Description of the task: Reproduce, word for word, only the lines from the one containing "Emit a component" through the one containing "const TICKS_A = [78, 80, 82, 84, 86, 88, 90, 92];", both included.

Information shown:
◇ ◇ ◇ ◇ ◇ ◇ ◇
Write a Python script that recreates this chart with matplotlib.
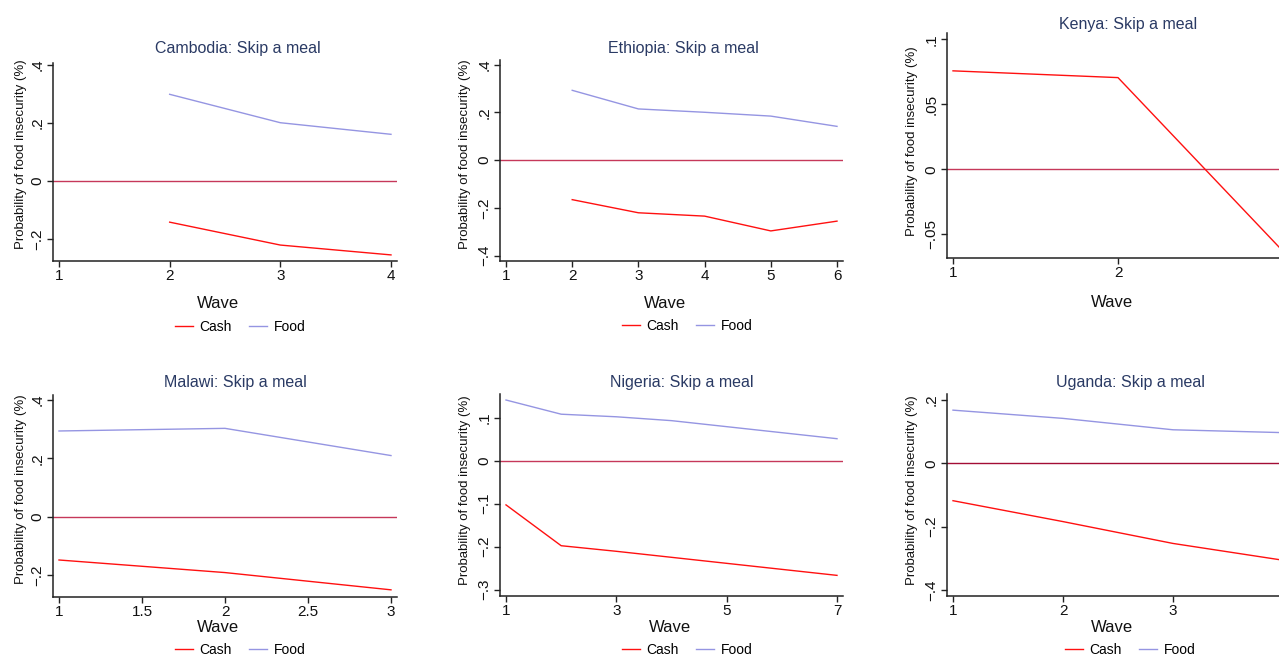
◇ ◇ ◇ ◇ ◇ ◇ ◇
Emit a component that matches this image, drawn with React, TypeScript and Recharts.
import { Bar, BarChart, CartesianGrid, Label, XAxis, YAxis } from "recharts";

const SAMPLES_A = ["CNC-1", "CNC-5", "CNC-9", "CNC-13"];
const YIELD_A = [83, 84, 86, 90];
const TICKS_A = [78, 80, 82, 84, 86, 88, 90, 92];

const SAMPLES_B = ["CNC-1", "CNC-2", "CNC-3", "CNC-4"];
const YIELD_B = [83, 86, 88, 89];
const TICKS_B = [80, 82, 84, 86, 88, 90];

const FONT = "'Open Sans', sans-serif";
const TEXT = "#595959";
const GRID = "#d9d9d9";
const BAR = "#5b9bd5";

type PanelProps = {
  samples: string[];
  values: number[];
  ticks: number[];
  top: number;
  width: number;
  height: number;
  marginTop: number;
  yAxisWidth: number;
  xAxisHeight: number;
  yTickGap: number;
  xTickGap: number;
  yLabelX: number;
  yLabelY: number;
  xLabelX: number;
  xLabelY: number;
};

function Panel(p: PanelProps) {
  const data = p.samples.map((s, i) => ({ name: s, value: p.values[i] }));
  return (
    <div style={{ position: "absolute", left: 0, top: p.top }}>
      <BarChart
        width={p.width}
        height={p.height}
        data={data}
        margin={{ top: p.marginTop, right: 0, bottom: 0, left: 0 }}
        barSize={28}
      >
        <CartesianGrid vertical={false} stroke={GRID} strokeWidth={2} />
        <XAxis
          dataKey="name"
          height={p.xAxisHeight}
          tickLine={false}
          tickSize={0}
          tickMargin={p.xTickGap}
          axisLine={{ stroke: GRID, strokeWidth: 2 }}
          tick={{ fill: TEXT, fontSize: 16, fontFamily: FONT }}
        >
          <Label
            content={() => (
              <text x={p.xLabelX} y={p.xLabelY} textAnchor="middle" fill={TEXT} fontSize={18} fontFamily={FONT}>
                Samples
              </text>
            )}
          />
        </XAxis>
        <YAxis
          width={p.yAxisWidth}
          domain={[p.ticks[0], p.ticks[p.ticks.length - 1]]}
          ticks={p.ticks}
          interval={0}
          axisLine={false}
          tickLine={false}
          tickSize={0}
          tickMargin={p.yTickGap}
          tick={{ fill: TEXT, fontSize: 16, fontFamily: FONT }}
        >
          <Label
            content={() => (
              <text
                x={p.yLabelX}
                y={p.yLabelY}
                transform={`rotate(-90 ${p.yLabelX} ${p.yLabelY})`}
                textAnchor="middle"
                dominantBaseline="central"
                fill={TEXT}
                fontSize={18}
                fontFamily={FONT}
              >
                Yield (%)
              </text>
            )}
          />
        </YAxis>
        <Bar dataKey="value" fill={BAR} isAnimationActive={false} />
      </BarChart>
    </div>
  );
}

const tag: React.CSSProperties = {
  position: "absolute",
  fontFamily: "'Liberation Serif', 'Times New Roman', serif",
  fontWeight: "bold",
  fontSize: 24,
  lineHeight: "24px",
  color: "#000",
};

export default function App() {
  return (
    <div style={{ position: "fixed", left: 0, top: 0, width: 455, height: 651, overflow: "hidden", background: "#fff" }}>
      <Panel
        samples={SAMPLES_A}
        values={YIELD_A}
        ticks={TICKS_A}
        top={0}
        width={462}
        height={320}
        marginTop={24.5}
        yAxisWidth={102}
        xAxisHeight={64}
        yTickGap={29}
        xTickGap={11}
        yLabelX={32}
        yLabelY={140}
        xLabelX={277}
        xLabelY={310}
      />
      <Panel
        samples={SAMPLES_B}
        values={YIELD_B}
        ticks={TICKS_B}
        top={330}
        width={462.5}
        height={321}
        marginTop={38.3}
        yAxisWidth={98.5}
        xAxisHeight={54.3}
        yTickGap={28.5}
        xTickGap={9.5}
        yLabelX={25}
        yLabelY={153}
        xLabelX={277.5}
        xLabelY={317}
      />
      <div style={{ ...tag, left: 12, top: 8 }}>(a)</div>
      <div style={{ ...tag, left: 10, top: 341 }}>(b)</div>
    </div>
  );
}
◇ ◇ ◇ ◇ ◇ ◇ ◇
Solution to this task:
Emit a component that matches this image, drawn with React, TypeScript and Recharts.
import { Bar, BarChart, CartesianGrid, Label, XAxis, YAxis } from "recharts";

const SAMPLES_A = ["CNC-1", "CNC-5", "CNC-9", "CNC-13"];
const YIELD_A = [83, 84, 86, 90];
const TICKS_A = [78, 80, 82, 84, 86, 88, 90, 92];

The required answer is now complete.